-- What to do --
Please write out the lines of the data exactly, beginning with the first and ending with the line containing "const dvTicks = [-1, -2, -3, -4, -5];"; leave the pictures behind.

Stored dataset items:
—————
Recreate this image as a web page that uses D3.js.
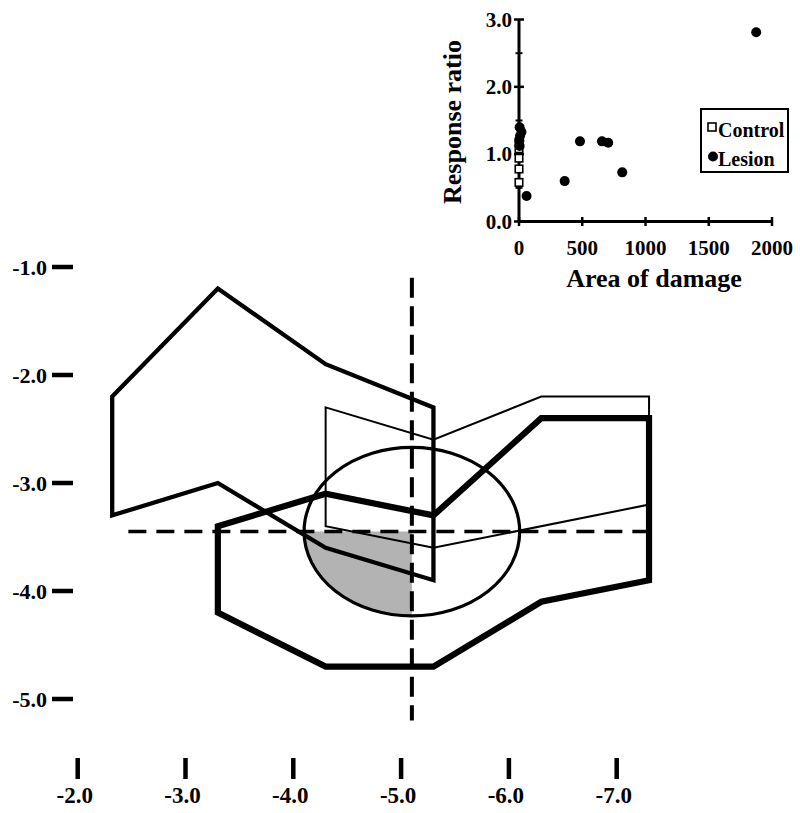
<!DOCTYPE html>
<html>
<head>
<meta charset="utf-8">
<script src="https://cdn.jsdelivr.net/npm/d3@7"></script>
<style>
  body { margin: 0; background: #fff; }
  svg text { font-family: "Liberation Serif", "Times New Roman", serif; font-weight: bold; fill: #000; }
</style>
</head>
<body>
<div id="chart"></div>
<script>
// ---- main section: axes in mm ----
const apTicks = [-2, -3, -4, -5, -6, -7];
const dvTicks = [-1, -2, -3, -4, -5];

// lesion outlines as [ap, dv] pairs
const outlineMedium = [[-2.32, -2.2], [-3.3, -1.2], [-4.3, -1.9], [-5.3, -2.3], [-5.3, -3.9], [-4.3, -3.6], [-3.3, -3.0], [-2.32, -3.3]];
const outlineThin = [[-4.3, -2.3], [-5.3, -2.6], [-6.3, -2.2], [-7.3, -2.2], [-7.3, -3.2], [-5.3, -3.6], [-4.3, -3.4]];
const outlineThick = [[-3.3, -3.4], [-4.3, -3.1], [-5.3, -3.3], [-6.3, -2.4], [-7.3, -2.4], [-7.3, -3.9], [-6.3, -4.1], [-5.3, -4.7], [-4.3, -4.7], [-3.3, -4.2]];

// target ellipse + cross hair
const target = [-5.1, -3.45];
const targetRadii = [1.0, 0.78];
const crossVertical = [-1.1, -5.2];
const crossHorizontal = [-2.47, -7.38];

// ---- inset scatter ----
const areaTicks = [0, 500, 1000, 1500, 2000];
const ratioTicks = [0, 1, 2, 3];
const ratioMinor = [0.5, 1.5, 2.5];
const controlArea = [0, 0, 0, 0, 0];
const controlRatio = [0.58, 0.78, 0.94, 1.08, 1.18];
const lesionArea = [1875, 482, 656, 705, 816, 361, 60, 5, 20, 8, 3, 5];
const lesionRatio = [2.81, 1.19, 1.19, 1.17, 0.73, 0.60, 0.38, 1.40, 1.33, 1.27, 1.20, 1.12];
const legendLabels = ['Control', 'Lesion'];

const W = 800, H = 813;
const svg = d3.select('#chart').append('svg')
  .attr('width', W).attr('height', H);

const xMain = d3.scaleLinear().domain([-2, -7]).range([77.7, 616.7]);
const yMain = d3.scaleLinear().domain([-1, -5]).range([267, 699]);

const fmt = d => d.toFixed(1);

// gray quadrant of target ellipse
const clip = svg.append('clipPath').attr('id', 'quad');
clip.append('rect')
  .attr('x', xMain(target[0] + targetRadii[0]))
  .attr('y', yMain(target[1]))
  .attr('width', xMain(target[0]) - xMain(target[0] + targetRadii[0]))
  .attr('height', yMain(target[1] - targetRadii[1]) - yMain(target[1]));

const ell = {
  cx: xMain(target[0]), cy: yMain(target[1]),
  rx: Math.abs(xMain(target[0] + targetRadii[0]) - xMain(target[0])),
  ry: Math.abs(yMain(target[1] - targetRadii[1]) - yMain(target[1]))
};

svg.append('ellipse')
  .attr('cx', ell.cx).attr('cy', ell.cy).attr('rx', ell.rx).attr('ry', ell.ry)
  .attr('fill', '#b3b3b3').attr('clip-path', 'url(#quad)');

svg.append('ellipse')
  .attr('cx', ell.cx).attr('cy', ell.cy).attr('rx', ell.rx).attr('ry', ell.ry)
  .attr('fill', 'none').attr('stroke', '#000').attr('stroke-width', 3.2);

// outlines
const line = d3.line().x(d => xMain(d[0])).y(d => yMain(d[1])).curve(d3.curveLinearClosed);
[[outlineThin, 2], [outlineMedium, 4.3], [outlineThick, 6.2]].forEach(([pts, sw]) => {
  svg.append('path')
    .attr('d', line(pts))
    .attr('fill', 'none').attr('stroke', '#000')
    .attr('stroke-width', sw).attr('stroke-linejoin', 'miter');
});

// dashed cross hair
svg.append('line')
  .attr('x1', xMain(target[0])).attr('x2', xMain(target[0]))
  .attr('y1', yMain(crossVertical[0])).attr('y2', yMain(crossVertical[1]))
  .attr('stroke', '#000').attr('stroke-width', 4).attr('stroke-dasharray', '20 8.5');
svg.append('line')
  .attr('x1', xMain(crossHorizontal[0])).attr('x2', xMain(crossHorizontal[1]))
  .attr('y1', yMain(target[1])).attr('y2', yMain(target[1]))
  .attr('stroke', '#000').attr('stroke-width', 3.5).attr('stroke-dasharray', '18 10');

// main y ticks
const gy = svg.append('g');
gy.selectAll('line').data(dvTicks).join('line')
  .attr('x1', 52).attr('x2', 73)
  .attr('y1', d => yMain(d)).attr('y2', d => yMain(d))
  .attr('stroke', '#000').attr('stroke-width', 4.5);
gy.selectAll('text').data(dvTicks).join('text')
  .attr('x', 47).attr('y', d => yMain(d))
  .attr('text-anchor', 'end').attr('dominant-baseline', 'central')
  .style('font-size', '22px')
  .text(fmt);

// main x ticks
const gx = svg.append('g');
gx.selectAll('line').data(apTicks).join('line')
  .attr('x1', d => xMain(d)).attr('x2', d => xMain(d))
  .attr('y1', 758).attr('y2', 779)
  .attr('stroke', '#000').attr('stroke-width', 4.5);
gx.selectAll('text').data(apTicks).join('text')
  .attr('x', d => xMain(d) - 3).attr('y', 803)
  .attr('text-anchor', 'middle')
  .style('font-size', '23px')
  .text(fmt);

// ---- inset ----
const xIn = d3.scaleLinear().domain([0, 2000]).range([519, 772]);
const yIn = d3.scaleLinear().domain([0, 3]).range([221.5, 19.5]);

const inset = svg.append('g');
inset.append('line')
  .attr('x1', xIn(0)).attr('x2', xIn(2000)).attr('y1', yIn(0)).attr('y2', yIn(0))
  .attr('stroke', '#000').attr('stroke-width', 3);
inset.append('line')
  .attr('x1', xIn(0)).attr('x2', xIn(0)).attr('y1', yIn(0)).attr('y2', yIn(3))
  .attr('stroke', '#000').attr('stroke-width', 3);

inset.selectAll('.xt').data(areaTicks).join('line').attr('class', 'xt')
  .attr('x1', d => xIn(d)).attr('x2', d => xIn(d))
  .attr('y1', yIn(0) - 4.5).attr('y2', yIn(0) + 4.5)
  .attr('stroke', '#000').attr('stroke-width', 2.5);
inset.selectAll('.yt').data(ratioTicks).join('line').attr('class', 'yt')
  .attr('x1', xIn(0) - 5).attr('x2', xIn(0) + 5)
  .attr('y1', d => yIn(d)).attr('y2', d => yIn(d))
  .attr('stroke', '#000').attr('stroke-width', 2.5);
inset.selectAll('.ym').data(ratioMinor).join('line').attr('class', 'ym')
  .attr('x1', xIn(0) - 3.5).attr('x2', xIn(0) + 3.5)
  .attr('y1', d => yIn(d)).attr('y2', d => yIn(d))
  .attr('stroke', '#000').attr('stroke-width', 2);

inset.selectAll('.xl').data(areaTicks).join('text').attr('class', 'xl')
  .attr('x', d => xIn(d)).attr('y', 255)
  .attr('text-anchor', 'middle').style('font-size', '21px')
  .text(d => d);
inset.selectAll('.yl').data(ratioTicks).join('text').attr('class', 'yl')
  .attr('x', 512).attr('y', d => yIn(d))
  .attr('text-anchor', 'end').attr('dominant-baseline', 'central')
  .style('font-size', '21px')
  .text(fmt);

inset.append('text')
  .attr('x', 654).attr('y', 287)
  .attr('text-anchor', 'middle').style('font-size', '26px')
  .text('Area of damage');
inset.append('text')
  .attr('transform', 'translate(461,122) rotate(-90)')
  .attr('text-anchor', 'middle').style('font-size', '26px')
  .text('Response ratio');

// control squares then lesion dots
const sq = 7.5;
inset.selectAll('.ctl').data(d3.range(controlArea.length)).join('rect').attr('class', 'ctl')
  .attr('x', i => xIn(controlArea[i]) - sq / 2).attr('y', i => yIn(controlRatio[i]) - sq / 2)
  .attr('width', sq).attr('height', sq)
  .attr('fill', '#fff').attr('stroke', '#000').attr('stroke-width', 1.6);
inset.selectAll('.les').data(d3.range(lesionArea.length)).join('circle').attr('class', 'les')
  .attr('cx', i => xIn(lesionArea[i])).attr('cy', i => yIn(lesionRatio[i]))
  .attr('r', 5).attr('fill', '#000');

// legend
const lg = inset.append('g');
lg.append('rect').attr('x', 701).attr('y', 109).attr('width', 87).attr('height', 63)
  .attr('fill', '#fff').attr('stroke', '#000').attr('stroke-width', 2);
lg.append('rect').attr('x', 708).attr('y', 123).attr('width', 8).attr('height', 8)
  .attr('fill', '#fff').attr('stroke', '#000').attr('stroke-width', 1.6);
lg.append('circle').attr('cx', 713).attr('cy', 156.5).attr('r', 5).attr('fill', '#000');
lg.selectAll('text').data(legendLabels).join('text')
  .attr('x', 718).attr('y', (d, i) => 137 + i * 29)
  .style('font-size', '20px')
  .text(d => d);
</script>
</body>
</html>
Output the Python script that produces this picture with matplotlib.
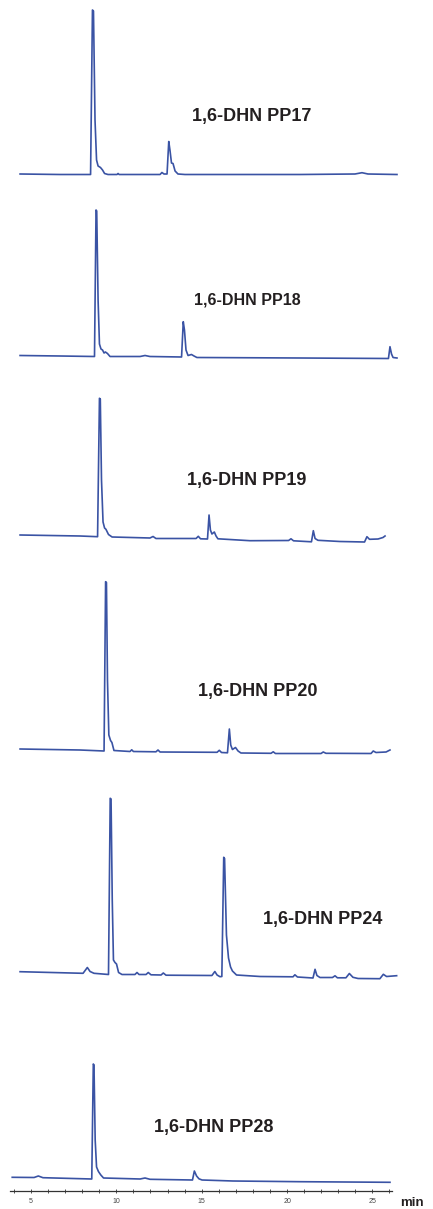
import matplotlib
matplotlib.use("Agg")
import matplotlib.pyplot as plt
from matplotlib.ticker import FixedLocator

plt.rcParams['font.family'] = ['Liberation Sans', 'DejaVu Sans']

# ---------------------------------------------------------------- data
time_ticks = [5, 10, 15, 20, 25]
time_unit = "min"

sample_labels = ["1,6-DHN PP17", "1,6-DHN PP18", "1,6-DHN PP19",
                 "1,6-DHN PP20", "1,6-DHN PP24", "1,6-DHN PP28"]

# retention time (min) / detector signal (a.u.)
pp17_time = [4.36, 6.70, 8.49, 8.60, 8.66, 8.75, 8.84, 8.93, 9.07, 9.19, 9.31,
             9.51, 10.04, 10.10, 10.16, 12.56, 12.67, 12.79, 12.97, 13.07, 13.14,
             13.23, 13.32, 13.44, 13.61, 14.02, 20.76, 23.98, 24.39, 24.74, 26.44]
pp17_signal = [0.5, 0, 0, 164.5, 163.5, 54.5, 14.5, 8.5, 7, 4.5, 1,
               0, 0, 1, 0, 0, 2, 0.5, 0.5, 33, 24.5,
               11.5, 11, 3.5, 0.5, 0, 0, 0.5, 1.8, 0.5, 0]

pp18_time = [4.36, 6.70, 8.72, 8.81, 8.85, 8.93, 9.01, 9.10, 9.19, 9.28, 9.36,
             9.48, 9.63, 11.39, 11.68, 11.97, 13.82, 13.92, 13.99, 14.08, 14.20,
             14.40, 14.55, 14.72, 20.76, 25.94, 26.03, 26.12, 26.21, 26.44]
pp18_signal = [0, -0.5, -1, 145.5, 144.5, 55.5, 11.5, 6.5, 5.5, 2.5, 3.5,
               2, -1, -1, 0, -1, -1.5, 33.8, 25.5, 5.5, 0,
               1, -0.5, -2, -2.5, -3, 8.8, 1.5, -2, -2.5]

pp19_time = [4.36, 7.87, 8.90, 9.01, 9.06, 9.13, 9.22, 9.31, 9.39, 9.54, 9.75,
             11.97, 12.15, 12.32, 14.67, 14.80, 14.93, 15.34, 15.43, 15.51, 15.60,
             15.74, 15.84, 15.95, 17.83, 20.09, 20.23, 20.38, 21.43, 21.54, 21.64,
             21.81, 23.10, 24.54, 24.68, 24.83, 25.33, 25.62, 25.74]
pp19_signal = [0, -1, -1.7, 136.7, 136, 55, 13, 7, 5.7, 0.5, -2,
               -3, -1.5, -3.5, -3.5, -1.3, -3.8, -4, 20, 5, 1,
               3, -1, -3.8, -5.7, -5.5, -3.8, -5.8, -6.8, 4.3, -3.5,
               -5.3, -6.5, -7, -1.7, -4.3, -4, -2.5, -1]

pp20_time = [4.36, 7.87, 9.28, 9.37, 9.42, 9.48, 9.56, 9.66, 9.74, 9.86, 10.80,
             10.90, 11.00, 12.32, 12.44, 12.56, 15.90, 16.03, 16.16, 16.51, 16.62,
             16.70, 16.80, 16.98, 17.13, 17.30, 19.06, 19.19, 19.32, 21.99, 22.12,
             22.28, 24.92, 25.05, 25.21, 25.80, 26.03]
pp20_signal = [0, -1, -2, 167.3, 166.5, 69, 14, 8.5, 6.5, -1.5, -2.5,
               -0.8, -2.5, -2.8, -1, -3, -3.3, -1.3, -3.5, -3.8, 20,
               4, -0.5, 1.5, -2, -4, -4.3, -2.8, -4.5, -4.5, -3,
               -4.3, -4.5, -2, -3.5, -3, -1]

pp24_time = [4.36, 8.05, 8.30, 8.46, 8.69, 9.54, 9.64, 9.69, 9.76, 9.83, 9.92,
             10.01, 10.13, 10.33, 11.09, 11.21, 11.33, 11.74, 11.87, 12.03, 12.62,
             12.75, 12.91, 15.60, 15.77, 15.90, 16.07, 16.18, 16.29, 16.34, 16.45,
             16.57, 16.69, 16.80, 17.04, 18.42, 20.35, 20.46, 20.61, 21.52, 21.64,
             21.75, 21.93, 22.66, 22.81, 22.95, 23.45, 23.65, 23.86, 24.16, 25.44,
             25.64, 25.83, 26.42]
pp24_signal = [0, -1.6, 4.2, 0.2, -1.6, -2.8, 173.4, 172.7, 71.7, 11.7, 9.2,
               7.7, -0.8, -2.8, -2.8, -0.8, -2.8, -2.8, -0.8, -3.1, -3.3,
               -1.3, -3.5, -3.8, 0.2, -3.3, -5, -4.8, 114.4, 113.2, 36.7,
               13.7, 4.7, 0.7, -3.3, -4.8, -5.1, -3.1, -5.3, -6.3, 2.4,
               -3.8, -5.8, -5.8, -4.1, -6.1, -6.1, -1.8, -5.6, -6.8, -7,
               -2.6, -4.8, -4]

pp28_time = [3.90, 5.18, 5.43, 5.70, 8.56, 8.65, 8.69, 8.76, 8.84, 8.95, 9.09,
             9.25, 11.39, 11.68, 11.97, 14.46, 14.57, 14.70, 14.84, 15.02, 16.83,
             20.76, 26.03]
pp28_signal = [0, -0.2, 1.3, -0.4, -1.7, 113.3, 112.3, 37.3, 10.3, 5.8, 2.3,
               -0.7, -1.7, -0.7, -2, -2.7, 6.3, 1.3, -1.5, -2.7, -3.7,
               -4.4, -5]

traces = [(pp17_time, pp17_signal), (pp18_time, pp18_signal),
          (pp19_time, pp19_signal), (pp20_time, pp20_signal),
          (pp24_time, pp24_signal), (pp28_time, pp28_signal)]

# ---------------------------------------------------------------- layout
W, H, DPI = 433, 1209, 100
PX_PER_MIN = 17.07
X0 = 5 - 31 / PX_PER_MIN           # time at the left edge of the figure
X1 = X0 + W / PX_PER_MIN           # time at the right edge

# (band top, band bottom, zero-signal row) in pixels, one per panel
bands = [(0, 195, 174.5), (195, 375, 355.5), (375, 575, 535.0),
         (575, 775, 749.0), (775, 995, 971.7), (1030, 1190.7, 1177.3)]
# label centre (x, y) in pixels and font size
label_pos = [(252, 116.5, 13), (247, 300.2, 11.5), (247, 480, 13),
             (258, 691.3, 13), (323, 919.5, 13), (214, 1127.8, 13)]

LINE_COLOR = '#3a53a4'
TEXT_COLOR = '#231f20'

fig = plt.figure(figsize=(W / DPI, H / DPI), dpi=DPI)
fig.patch.set_facecolor('white')

axes = []
for (top, bot, zero), (t, s) in zip(bands, traces):
    ax = fig.add_axes([0, 1 - bot / H, 1, (bot - top) / H])
    ax.set_xlim(X0, X1)
    ax.set_ylim(zero - bot, zero - top)
    ax.plot(t, s, color=LINE_COLOR, lw=1.2, solid_joinstyle='round',
            clip_on=False)
    for sp in ax.spines.values():
        sp.set_visible(False)
    ax.set_xticks([])
    ax.set_yticks([])
    ax.patch.set_alpha(0)
    axes.append(ax)

# time axis under the last chromatogram
ax = axes[-1]
ax.spines['bottom'].set_visible(True)
ax.spines['bottom'].set_bounds(X0 + 10 / PX_PER_MIN, X0 + 392 / PX_PER_MIN)
ax.spines['bottom'].set_linewidth(0.9)
ax.spines['bottom'].set_color('#333333')
ax.xaxis.set_major_locator(FixedLocator(time_ticks))
ax.xaxis.set_minor_locator(FixedLocator(list(range(4, 27))))
ax.set_xticklabels([str(v) for v in time_ticks])
ax.tick_params(axis='x', which='both', direction='inout', color='#333333',
               width=0.6, labelsize=5, labelcolor='#444444', pad=4)
ax.tick_params(axis='x', which='major', length=3)
ax.tick_params(axis='x', which='minor', length=2.5)

fig.text(411.7 / W, 1 - 1202.5 / H, time_unit, ha='center', va='center',
         fontsize=9.5, fontweight='bold', color=TEXT_COLOR)

for label, (x, y, fs) in zip(sample_labels, label_pos):
    fig.text(x / W, 1 - y / H, label, ha='center', va='center',
             fontsize=fs, fontweight='bold', color=TEXT_COLOR)

fig.savefig('out.png', dpi=DPI, facecolor='white')
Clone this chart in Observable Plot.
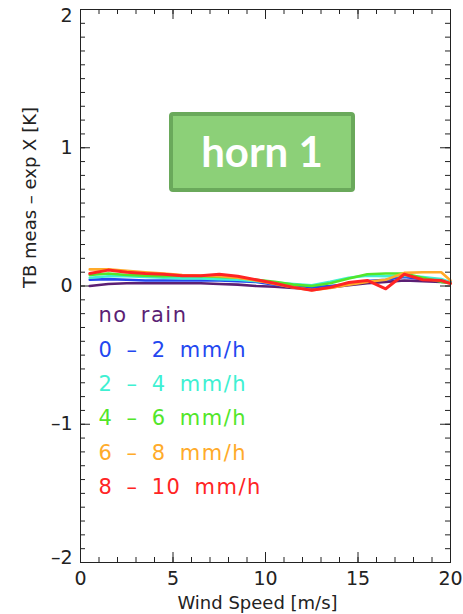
<!DOCTYPE html>
<html><head><meta charset="utf-8">
<script src="https://cdn.jsdelivr.net/npm/d3@7"></script>
<script src="https://cdn.jsdelivr.net/npm/@observablehq/plot@0.6"></script>
<style>
body{margin:0;background:#fff;}
#wrap{position:relative;width:463px;height:614px;overflow:hidden;}
#wrap svg{position:absolute;left:0;top:0;}
#badge{position:absolute;z-index:2;left:169px;top:112px;width:186px;height:80px;box-sizing:border-box;background:#8cd078;border:4px solid #6aa95b;border-radius:4px;color:#fff;font:bold 42px Lato,"Open Sans",sans-serif;display:flex;align-items:center;justify-content:center;padding-bottom:3px;}
</style></head><body>
<div id="wrap"><div id="badge">horn 1</div></div>
<script>
// Wind speed bins [m/s]
const windSpeed = [0.5,1.5,2.5,3.5,4.5,5.5,6.5,7.5,8.5,9.5,10.5,11.5,12.5,13.5,14.5,15.5,16.5,17.5,18.5,19.5,20];
// TB meas - exp X [K] per rain class
const noRain   = [0.000,0.015,0.020,0.020,0.020,0.020,0.020,0.015,0.010,0.000,-0.005,-0.015,-0.020,-0.010,0.005,0.020,0.030,0.040,0.035,0.030,0.025];
const rain0to2 = [0.045,0.050,0.045,0.040,0.040,0.040,0.040,0.040,0.035,0.030,0.010,-0.005,-0.010,0.000,0.015,0.035,0.045,0.065,0.050,0.040,0.030];
const rain2to4 = [0.060,0.070,0.070,0.065,0.060,0.055,0.055,0.050,0.045,0.035,0.025,0.015,0.005,0.030,0.060,0.075,0.070,0.075,0.065,0.050,0.025];
const rain4to6 = [0.080,0.090,0.080,0.075,0.070,0.075,0.070,0.065,0.060,0.045,0.030,0.010,0.000,0.020,0.055,0.085,0.090,0.090,0.060,0.030,0.020];
const rain6to8 = [0.120,0.120,0.110,0.100,0.090,0.080,0.075,0.070,0.060,0.040,0.015,-0.010,-0.030,-0.015,0.010,0.030,0.045,0.095,0.100,0.100,0.040];
const rain8to10= [0.090,0.115,0.100,0.090,0.085,0.075,0.075,0.085,0.070,0.045,0.020,-0.010,-0.030,-0.010,0.025,0.040,-0.020,0.085,0.045,0.040,0.018];

const seriesNames  = ["no rain","0 – 2 mm/h","2 – 4 mm/h","4 – 6 mm/h","6 – 8 mm/h","8 – 10 mm/h"];
const seriesColors = ["#5b1f74","#2347f0","#3ff0d2","#52e62a","#ffab2a","#ff2424"];
const seriesValues = [noRain, rain0to2, rain2to4, rain4to6, rain6to8, rain8to10];

const xMajorTicks = [0,5,10,15,20];
const yMajorTicks = [-2,-1,0,1,2];
const xMinorTicks = d3.range(0,21,1);
const yMinorTicks = d3.range(-20,21,1).map(d => d/10);

const W = 463, H = 614, mL = 80, mR = 13, mT = 9, mB = 52;
const fw = W - mL - mR, fh = H - mT - mB;
const axisColor = "#222";
const fmtY = d => d < 0 ? "–" + Math.abs(d) : String(d);

const rows = [];
seriesNames.forEach((name, i) => windSpeed.forEach((w, j) => rows.push({series: name, ws: w, v: seriesValues[i][j]})));

const marks = [];
// inward ticks (bottom/top/left/right)
marks.push(Plot.tickX(xMinorTicks, {x: d => d, insetTop: fh - 5, stroke: axisColor}));
marks.push(Plot.tickX(xMinorTicks, {x: d => d, insetBottom: fh - 5, stroke: axisColor}));
marks.push(Plot.tickX(xMajorTicks, {x: d => d, insetTop: fh - 10, stroke: axisColor}));
marks.push(Plot.tickX(xMajorTicks, {x: d => d, insetBottom: fh - 10, stroke: axisColor}));
marks.push(Plot.tickY(yMinorTicks, {y: d => d, insetRight: fw - 5, stroke: axisColor}));
marks.push(Plot.tickY(yMinorTicks, {y: d => d, insetLeft: fw - 5, stroke: axisColor}));
marks.push(Plot.tickY(yMajorTicks, {y: d => d, insetRight: fw - 10, stroke: axisColor}));
marks.push(Plot.tickY(yMajorTicks, {y: d => d, insetLeft: fw - 10, stroke: axisColor}));

seriesNames.forEach((name, i) => {
  marks.push(Plot.line(rows.filter(r => r.series === name), {
    x: "ws", y: "v", stroke: seriesColors[i], strokeWidth: i === 5 ? 3 : 2.6, strokeLinejoin: "round"
  }));
});

// y tick labels (end labels nudged inside like the reference)
yMajorTicks.forEach(t => {
  marks.push(Plot.text([t], {
    y: d => d, text: fmtY, frameAnchor: "left", dx: -8, dy: t === 2 ? 6 : t === -2 ? -5 : 0,
    textAnchor: "end", lineAnchor: "middle", fontSize: 19, fill: axisColor
  }));
});

// legend (inside frame)
seriesNames.forEach((name, i) => {
  marks.push(Plot.text([name], {
    text: d => d, frameAnchor: "top-left", dx: 18, dy: 306 + i * 34.4, lineAnchor: "middle",
    fill: seriesColors[i], fontSize: 21, textAnchor: "start", fontFamily: "DejaVu Sans"
  }));
});

marks.push(Plot.frame({stroke: axisColor}));

// axis titles
marks.push(Plot.text(["Wind Speed [m/s]"], {text: d => d, frameAnchor: "bottom", lineAnchor: "middle", dx: -8, dy: 41, fontSize: 18, fill: axisColor}));
marks.push(Plot.text(["TB meas – exp X [K]"], {text: d => d, frameAnchor: "left", lineAnchor: "middle", dx: -50, dy: 2, rotate: -90, fontSize: 18, fill: axisColor}));

const chart = Plot.plot({
  width: W, height: H,
  marginLeft: mL, marginRight: mR, marginTop: mT, marginBottom: mB,
  style: {fontFamily: "DejaVu Sans", fontSize: "19px", color: axisColor, background: "#fff"},
  x: {domain: [0,20], ticks: xMajorTicks, tickSize: 0, tickPadding: 9, label: null, tickFormat: d => String(d)},
  y: {domain: [-2,2], axis: null},
  marks
});
// widen legend lettering like the reference's vector font
d3.select(chart).selectAll("text")
  .filter(function() { return seriesNames.includes(this.textContent); })
  .style("letter-spacing", "1.5px").style("word-spacing", "5px");
document.getElementById("wrap").prepend(chart);
</script>
</body></html>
—————
-- Task result --
Recreate this image as a web page that uses D3.js.
<!DOCTYPE html>
<html>
<head>
<meta charset="utf-8">
<script src="https://cdn.jsdelivr.net/npm/d3@7"></script>
<style>
  body { margin: 0; background: #fff; }
  svg text { font-family: "Liberation Serif", "Times New Roman", serif; font-weight: bold; fill: #000; }
</style>
</head>
<body>
<div id="chart"></div>
<script>
// ---- main section: axes in mm ----
const apTicks = [-2, -3, -4, -5, -6, -7];
const dvTicks = [-1, -2, -3, -4, -5];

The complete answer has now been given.